MATERIAL FOR THIS EXERCISE –
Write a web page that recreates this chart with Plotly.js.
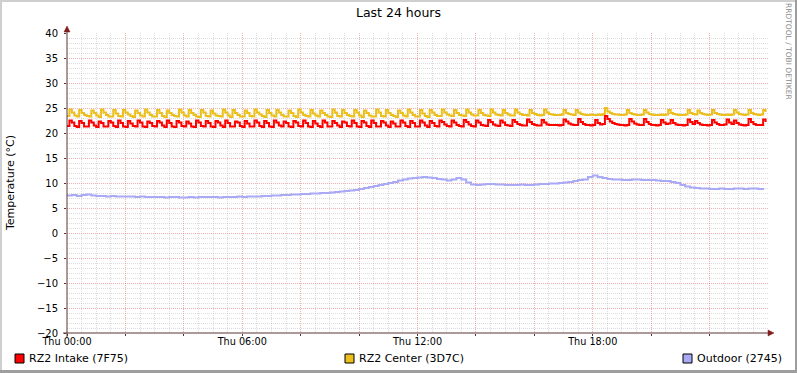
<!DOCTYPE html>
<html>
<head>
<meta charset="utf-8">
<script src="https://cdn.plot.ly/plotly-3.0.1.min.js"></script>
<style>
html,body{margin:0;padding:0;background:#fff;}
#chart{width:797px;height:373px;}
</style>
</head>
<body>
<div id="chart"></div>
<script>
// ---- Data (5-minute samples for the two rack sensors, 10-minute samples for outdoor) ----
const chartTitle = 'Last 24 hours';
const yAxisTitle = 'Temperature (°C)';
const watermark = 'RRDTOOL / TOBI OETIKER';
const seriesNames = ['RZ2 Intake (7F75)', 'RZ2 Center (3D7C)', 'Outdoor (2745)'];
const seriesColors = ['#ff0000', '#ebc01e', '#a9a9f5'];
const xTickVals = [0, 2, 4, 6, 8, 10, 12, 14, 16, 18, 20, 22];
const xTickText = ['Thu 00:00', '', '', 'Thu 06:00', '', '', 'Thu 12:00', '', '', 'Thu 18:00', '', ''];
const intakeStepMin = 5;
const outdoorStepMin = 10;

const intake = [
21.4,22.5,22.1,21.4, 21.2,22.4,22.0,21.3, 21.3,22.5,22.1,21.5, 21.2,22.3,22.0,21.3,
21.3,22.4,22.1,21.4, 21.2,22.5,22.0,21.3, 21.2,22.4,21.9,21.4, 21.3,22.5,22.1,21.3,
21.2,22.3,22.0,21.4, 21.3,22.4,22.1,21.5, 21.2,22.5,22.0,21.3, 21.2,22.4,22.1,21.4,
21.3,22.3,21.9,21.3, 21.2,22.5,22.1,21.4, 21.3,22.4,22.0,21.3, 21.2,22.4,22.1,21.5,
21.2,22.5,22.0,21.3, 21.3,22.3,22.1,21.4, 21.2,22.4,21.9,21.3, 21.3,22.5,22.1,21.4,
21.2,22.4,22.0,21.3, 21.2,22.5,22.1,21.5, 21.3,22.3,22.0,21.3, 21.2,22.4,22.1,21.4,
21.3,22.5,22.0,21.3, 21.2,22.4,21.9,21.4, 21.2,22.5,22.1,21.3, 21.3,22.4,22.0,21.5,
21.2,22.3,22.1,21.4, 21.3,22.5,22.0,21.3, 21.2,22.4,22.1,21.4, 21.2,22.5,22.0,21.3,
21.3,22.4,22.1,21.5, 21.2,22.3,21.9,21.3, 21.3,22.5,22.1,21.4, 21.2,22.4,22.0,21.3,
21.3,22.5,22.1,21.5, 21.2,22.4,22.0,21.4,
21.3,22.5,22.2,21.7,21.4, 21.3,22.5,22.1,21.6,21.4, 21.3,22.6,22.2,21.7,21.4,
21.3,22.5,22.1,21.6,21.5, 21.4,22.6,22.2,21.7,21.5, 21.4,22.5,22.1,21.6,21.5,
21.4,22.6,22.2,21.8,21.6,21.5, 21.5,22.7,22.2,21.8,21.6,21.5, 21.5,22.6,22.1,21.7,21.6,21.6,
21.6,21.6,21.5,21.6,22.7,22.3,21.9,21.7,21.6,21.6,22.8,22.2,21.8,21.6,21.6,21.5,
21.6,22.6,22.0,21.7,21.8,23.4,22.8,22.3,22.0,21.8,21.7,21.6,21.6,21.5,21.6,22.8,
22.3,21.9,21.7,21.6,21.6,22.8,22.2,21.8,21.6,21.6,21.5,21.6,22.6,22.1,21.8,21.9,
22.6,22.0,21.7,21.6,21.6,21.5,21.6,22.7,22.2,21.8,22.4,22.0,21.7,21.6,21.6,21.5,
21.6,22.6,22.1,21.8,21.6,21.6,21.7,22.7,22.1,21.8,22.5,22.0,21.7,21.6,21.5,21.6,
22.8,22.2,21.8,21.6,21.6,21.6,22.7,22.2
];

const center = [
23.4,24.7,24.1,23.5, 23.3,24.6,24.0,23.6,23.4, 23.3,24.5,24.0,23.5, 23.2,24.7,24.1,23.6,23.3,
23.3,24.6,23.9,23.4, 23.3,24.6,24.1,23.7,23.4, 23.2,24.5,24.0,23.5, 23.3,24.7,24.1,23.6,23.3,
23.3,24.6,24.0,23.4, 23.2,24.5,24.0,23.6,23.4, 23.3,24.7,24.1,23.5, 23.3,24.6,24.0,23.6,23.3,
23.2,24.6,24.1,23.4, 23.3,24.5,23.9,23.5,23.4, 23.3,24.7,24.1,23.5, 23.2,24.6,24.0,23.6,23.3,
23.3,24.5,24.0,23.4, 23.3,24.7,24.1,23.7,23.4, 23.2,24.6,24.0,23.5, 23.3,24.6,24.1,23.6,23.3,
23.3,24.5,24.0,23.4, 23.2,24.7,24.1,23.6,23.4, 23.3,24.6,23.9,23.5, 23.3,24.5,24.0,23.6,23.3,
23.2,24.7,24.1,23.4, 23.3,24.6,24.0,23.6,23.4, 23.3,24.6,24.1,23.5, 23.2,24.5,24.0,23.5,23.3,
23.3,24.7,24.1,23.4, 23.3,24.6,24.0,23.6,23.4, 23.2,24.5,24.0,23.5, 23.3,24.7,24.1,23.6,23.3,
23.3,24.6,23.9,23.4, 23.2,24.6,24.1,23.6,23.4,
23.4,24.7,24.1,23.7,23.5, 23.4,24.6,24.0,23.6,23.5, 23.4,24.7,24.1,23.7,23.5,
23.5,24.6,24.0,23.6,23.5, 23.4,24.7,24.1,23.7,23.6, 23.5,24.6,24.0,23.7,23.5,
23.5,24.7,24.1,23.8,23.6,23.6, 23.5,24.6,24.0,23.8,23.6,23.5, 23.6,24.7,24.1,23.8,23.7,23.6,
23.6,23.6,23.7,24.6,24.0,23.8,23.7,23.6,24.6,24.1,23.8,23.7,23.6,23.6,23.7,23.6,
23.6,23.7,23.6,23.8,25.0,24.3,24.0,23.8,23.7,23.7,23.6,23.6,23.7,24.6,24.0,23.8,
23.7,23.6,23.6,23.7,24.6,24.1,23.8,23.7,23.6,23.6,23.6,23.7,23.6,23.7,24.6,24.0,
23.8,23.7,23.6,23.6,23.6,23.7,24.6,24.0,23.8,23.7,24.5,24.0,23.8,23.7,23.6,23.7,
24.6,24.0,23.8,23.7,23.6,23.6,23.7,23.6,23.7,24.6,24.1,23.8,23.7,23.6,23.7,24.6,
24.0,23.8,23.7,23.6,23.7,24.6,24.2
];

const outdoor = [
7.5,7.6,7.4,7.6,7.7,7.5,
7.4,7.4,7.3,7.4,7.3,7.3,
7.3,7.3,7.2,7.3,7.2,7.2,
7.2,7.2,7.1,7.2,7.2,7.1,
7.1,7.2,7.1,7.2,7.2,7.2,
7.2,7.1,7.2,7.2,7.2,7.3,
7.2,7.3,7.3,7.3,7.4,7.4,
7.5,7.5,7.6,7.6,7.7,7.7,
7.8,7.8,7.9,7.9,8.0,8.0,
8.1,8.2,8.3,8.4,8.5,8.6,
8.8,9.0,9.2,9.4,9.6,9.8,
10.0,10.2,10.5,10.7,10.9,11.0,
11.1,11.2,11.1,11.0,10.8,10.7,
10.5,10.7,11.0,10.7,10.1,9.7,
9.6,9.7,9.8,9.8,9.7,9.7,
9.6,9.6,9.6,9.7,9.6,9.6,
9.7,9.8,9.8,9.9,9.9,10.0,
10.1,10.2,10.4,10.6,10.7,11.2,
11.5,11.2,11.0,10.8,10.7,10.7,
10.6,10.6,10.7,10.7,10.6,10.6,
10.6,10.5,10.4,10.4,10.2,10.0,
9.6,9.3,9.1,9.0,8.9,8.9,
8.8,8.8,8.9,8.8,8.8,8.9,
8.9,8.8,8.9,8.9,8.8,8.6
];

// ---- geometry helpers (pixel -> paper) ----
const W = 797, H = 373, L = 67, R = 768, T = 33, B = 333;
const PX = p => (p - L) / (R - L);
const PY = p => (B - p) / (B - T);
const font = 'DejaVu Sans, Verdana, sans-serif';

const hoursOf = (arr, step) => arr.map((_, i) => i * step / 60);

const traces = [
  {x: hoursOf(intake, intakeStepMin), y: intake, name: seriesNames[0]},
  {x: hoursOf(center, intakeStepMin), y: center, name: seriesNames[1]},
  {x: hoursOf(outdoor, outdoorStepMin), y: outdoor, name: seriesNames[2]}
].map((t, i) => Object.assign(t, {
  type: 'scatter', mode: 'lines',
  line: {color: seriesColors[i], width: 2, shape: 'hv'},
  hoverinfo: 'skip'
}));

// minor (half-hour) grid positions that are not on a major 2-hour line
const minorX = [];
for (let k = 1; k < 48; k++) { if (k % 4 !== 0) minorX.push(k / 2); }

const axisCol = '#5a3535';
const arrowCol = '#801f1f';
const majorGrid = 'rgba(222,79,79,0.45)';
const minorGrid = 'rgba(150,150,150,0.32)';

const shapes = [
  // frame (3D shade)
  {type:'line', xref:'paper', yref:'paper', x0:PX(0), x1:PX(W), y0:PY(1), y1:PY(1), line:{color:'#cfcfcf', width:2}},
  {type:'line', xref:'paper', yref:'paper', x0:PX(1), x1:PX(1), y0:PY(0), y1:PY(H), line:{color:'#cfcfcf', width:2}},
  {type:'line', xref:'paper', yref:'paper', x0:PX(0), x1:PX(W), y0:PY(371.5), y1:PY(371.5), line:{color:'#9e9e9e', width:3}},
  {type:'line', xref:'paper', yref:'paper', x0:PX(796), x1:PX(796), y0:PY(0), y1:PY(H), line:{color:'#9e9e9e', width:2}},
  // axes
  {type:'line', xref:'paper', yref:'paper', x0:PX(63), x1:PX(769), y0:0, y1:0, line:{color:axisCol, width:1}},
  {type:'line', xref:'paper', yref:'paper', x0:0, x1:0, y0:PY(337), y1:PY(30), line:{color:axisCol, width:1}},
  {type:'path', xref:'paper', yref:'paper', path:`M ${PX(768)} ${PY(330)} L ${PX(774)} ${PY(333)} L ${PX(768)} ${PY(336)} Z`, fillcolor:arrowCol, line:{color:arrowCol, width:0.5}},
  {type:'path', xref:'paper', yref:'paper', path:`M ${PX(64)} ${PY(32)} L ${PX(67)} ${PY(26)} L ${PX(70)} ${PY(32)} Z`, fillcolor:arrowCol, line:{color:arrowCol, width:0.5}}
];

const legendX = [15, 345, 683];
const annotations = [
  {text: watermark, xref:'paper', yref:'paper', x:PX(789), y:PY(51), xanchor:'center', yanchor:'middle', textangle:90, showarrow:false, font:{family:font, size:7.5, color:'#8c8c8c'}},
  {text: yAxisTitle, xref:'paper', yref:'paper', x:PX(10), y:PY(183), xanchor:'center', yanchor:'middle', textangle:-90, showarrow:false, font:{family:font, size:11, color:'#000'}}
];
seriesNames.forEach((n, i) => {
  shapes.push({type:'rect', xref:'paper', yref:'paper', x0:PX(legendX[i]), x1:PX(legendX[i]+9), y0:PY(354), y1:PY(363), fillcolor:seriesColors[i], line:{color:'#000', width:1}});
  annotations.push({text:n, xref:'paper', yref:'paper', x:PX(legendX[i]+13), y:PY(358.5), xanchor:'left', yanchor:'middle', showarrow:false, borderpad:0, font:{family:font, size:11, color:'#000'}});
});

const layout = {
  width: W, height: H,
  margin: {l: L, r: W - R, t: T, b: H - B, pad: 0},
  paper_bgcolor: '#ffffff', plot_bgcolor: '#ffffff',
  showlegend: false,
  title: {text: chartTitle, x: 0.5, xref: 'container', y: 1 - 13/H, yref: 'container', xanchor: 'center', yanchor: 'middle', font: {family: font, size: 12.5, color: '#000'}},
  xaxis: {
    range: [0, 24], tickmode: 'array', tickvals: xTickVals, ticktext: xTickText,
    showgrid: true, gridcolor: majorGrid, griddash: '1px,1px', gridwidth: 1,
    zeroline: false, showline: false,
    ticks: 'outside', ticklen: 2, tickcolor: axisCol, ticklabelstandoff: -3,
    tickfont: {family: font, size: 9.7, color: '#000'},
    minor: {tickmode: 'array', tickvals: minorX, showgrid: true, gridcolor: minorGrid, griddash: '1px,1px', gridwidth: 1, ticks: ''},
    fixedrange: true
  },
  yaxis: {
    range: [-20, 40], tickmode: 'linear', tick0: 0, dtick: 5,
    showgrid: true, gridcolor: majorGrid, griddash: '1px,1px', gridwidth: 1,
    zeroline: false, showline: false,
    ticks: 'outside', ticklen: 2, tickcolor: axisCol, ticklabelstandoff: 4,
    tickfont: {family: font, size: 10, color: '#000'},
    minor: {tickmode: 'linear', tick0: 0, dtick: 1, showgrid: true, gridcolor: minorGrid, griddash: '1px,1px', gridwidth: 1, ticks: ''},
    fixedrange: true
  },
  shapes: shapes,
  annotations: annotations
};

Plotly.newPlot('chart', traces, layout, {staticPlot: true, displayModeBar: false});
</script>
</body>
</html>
* * *
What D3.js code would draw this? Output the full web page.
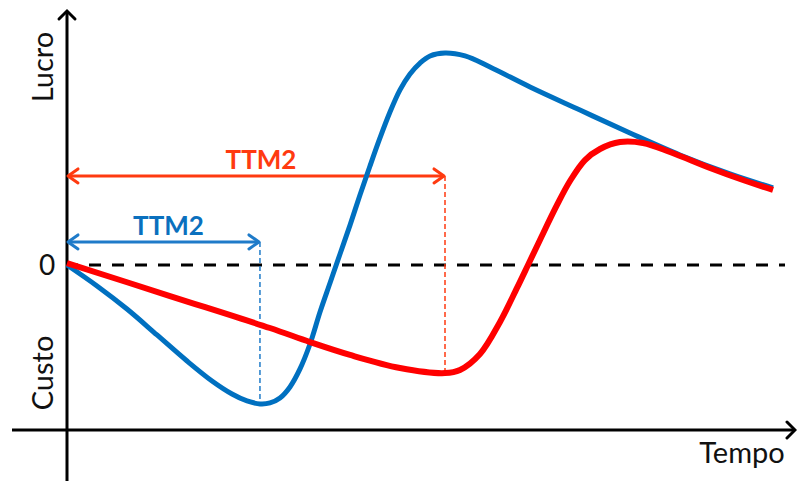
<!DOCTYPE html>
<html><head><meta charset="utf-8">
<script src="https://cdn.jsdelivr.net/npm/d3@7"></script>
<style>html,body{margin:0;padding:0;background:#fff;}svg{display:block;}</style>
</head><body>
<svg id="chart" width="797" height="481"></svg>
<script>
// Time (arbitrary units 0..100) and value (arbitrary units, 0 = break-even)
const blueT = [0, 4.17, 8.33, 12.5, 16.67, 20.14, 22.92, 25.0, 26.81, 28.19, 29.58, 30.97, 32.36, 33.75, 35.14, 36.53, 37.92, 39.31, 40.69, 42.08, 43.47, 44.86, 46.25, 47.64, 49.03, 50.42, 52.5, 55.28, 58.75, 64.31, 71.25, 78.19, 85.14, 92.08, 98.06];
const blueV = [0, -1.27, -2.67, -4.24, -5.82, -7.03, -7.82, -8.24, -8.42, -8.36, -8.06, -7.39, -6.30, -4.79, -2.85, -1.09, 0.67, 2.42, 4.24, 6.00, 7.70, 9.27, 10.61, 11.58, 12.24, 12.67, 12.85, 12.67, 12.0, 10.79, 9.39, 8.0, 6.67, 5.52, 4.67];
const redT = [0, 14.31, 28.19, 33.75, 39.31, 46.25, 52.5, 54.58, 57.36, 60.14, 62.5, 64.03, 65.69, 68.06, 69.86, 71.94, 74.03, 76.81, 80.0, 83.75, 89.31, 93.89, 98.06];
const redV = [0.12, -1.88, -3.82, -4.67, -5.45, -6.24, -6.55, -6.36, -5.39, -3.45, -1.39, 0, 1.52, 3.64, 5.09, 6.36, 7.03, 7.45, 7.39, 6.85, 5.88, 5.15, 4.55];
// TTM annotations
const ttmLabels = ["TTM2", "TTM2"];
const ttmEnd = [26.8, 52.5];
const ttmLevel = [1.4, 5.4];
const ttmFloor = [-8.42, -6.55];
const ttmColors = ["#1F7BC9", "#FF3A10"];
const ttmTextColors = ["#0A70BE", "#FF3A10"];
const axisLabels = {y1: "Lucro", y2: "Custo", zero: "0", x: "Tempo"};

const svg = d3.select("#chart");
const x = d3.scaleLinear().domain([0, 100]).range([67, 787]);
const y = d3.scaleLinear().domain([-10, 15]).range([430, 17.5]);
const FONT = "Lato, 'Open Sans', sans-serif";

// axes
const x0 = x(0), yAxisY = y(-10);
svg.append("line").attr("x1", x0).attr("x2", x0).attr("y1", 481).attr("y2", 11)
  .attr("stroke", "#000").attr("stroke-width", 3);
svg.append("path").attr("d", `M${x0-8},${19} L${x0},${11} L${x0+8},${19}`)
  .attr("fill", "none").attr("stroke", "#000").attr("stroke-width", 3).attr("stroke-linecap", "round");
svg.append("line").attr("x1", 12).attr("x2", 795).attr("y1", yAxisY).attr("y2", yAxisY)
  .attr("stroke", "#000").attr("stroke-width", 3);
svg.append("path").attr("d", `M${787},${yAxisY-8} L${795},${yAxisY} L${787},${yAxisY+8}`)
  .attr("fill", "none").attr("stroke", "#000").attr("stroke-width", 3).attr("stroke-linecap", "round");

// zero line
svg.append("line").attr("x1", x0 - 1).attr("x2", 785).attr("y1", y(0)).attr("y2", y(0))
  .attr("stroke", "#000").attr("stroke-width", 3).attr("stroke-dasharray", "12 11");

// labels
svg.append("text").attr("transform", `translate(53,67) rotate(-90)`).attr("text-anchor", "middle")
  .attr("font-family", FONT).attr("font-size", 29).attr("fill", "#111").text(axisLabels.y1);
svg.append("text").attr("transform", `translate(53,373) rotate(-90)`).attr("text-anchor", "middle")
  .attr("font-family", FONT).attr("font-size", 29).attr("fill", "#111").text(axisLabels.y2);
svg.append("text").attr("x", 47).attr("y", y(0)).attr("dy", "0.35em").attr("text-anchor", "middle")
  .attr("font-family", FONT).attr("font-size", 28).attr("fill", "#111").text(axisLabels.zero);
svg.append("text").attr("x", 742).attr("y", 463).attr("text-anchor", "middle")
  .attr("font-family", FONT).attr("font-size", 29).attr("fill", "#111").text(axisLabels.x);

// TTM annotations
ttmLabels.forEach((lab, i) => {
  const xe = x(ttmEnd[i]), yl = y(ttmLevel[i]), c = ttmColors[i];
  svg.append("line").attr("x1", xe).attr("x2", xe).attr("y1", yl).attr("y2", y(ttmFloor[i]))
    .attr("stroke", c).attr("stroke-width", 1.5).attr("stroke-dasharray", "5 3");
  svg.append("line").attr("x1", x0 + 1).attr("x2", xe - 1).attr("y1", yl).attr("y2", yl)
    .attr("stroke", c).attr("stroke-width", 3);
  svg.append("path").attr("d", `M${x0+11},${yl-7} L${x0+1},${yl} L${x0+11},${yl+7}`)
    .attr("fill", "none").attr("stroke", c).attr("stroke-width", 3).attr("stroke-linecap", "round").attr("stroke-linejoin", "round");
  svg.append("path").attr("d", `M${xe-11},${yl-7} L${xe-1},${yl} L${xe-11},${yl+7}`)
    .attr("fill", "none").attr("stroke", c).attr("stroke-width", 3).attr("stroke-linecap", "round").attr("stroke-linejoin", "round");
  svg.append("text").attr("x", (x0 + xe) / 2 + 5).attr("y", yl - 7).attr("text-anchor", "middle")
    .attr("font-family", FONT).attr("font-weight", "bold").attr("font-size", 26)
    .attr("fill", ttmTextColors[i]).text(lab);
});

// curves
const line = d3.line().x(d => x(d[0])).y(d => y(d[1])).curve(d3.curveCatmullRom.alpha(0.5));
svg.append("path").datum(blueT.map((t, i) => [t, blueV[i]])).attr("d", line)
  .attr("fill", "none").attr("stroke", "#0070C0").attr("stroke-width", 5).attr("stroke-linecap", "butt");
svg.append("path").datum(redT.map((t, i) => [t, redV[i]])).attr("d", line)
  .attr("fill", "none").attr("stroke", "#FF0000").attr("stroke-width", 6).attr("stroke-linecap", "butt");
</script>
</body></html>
* * *
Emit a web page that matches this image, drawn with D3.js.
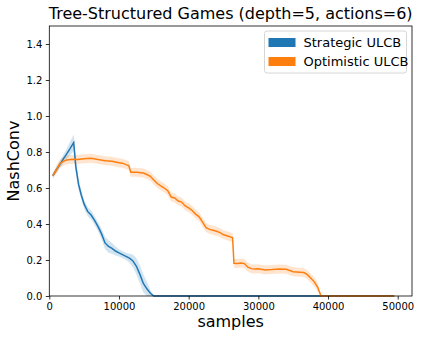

SHORT EXERCISE –
Exactly reproduce the stretch that starts at the line containing "Write a web" and ends at the line containing "const outdoorStepMin = 10;", both ends included; leave any pictures out.

EXERCISE OUTPUT –
Write a web page that recreates this chart with Plotly.js.
<!DOCTYPE html>
<html>
<head>
<meta charset="utf-8">
<script src="https://cdn.plot.ly/plotly-3.0.1.min.js"></script>
<style>
html,body{margin:0;padding:0;background:#fff;}
#chart{width:797px;height:373px;}
</style>
</head>
<body>
<div id="chart"></div>
<script>
// ---- Data (5-minute samples for the two rack sensors, 10-minute samples for outdoor) ----
const chartTitle = 'Last 24 hours';
const yAxisTitle = 'Temperature (°C)';
const watermark = 'RRDTOOL / TOBI OETIKER';
const seriesNames = ['RZ2 Intake (7F75)', 'RZ2 Center (3D7C)', 'Outdoor (2745)'];
const seriesColors = ['#ff0000', '#ebc01e', '#a9a9f5'];
const xTickVals = [0, 2, 4, 6, 8, 10, 12, 14, 16, 18, 20, 22];
const xTickText = ['Thu 00:00', '', '', 'Thu 06:00', '', '', 'Thu 12:00', '', '', 'Thu 18:00', '', ''];
const intakeStepMin = 5;
const outdoorStepMin = 10;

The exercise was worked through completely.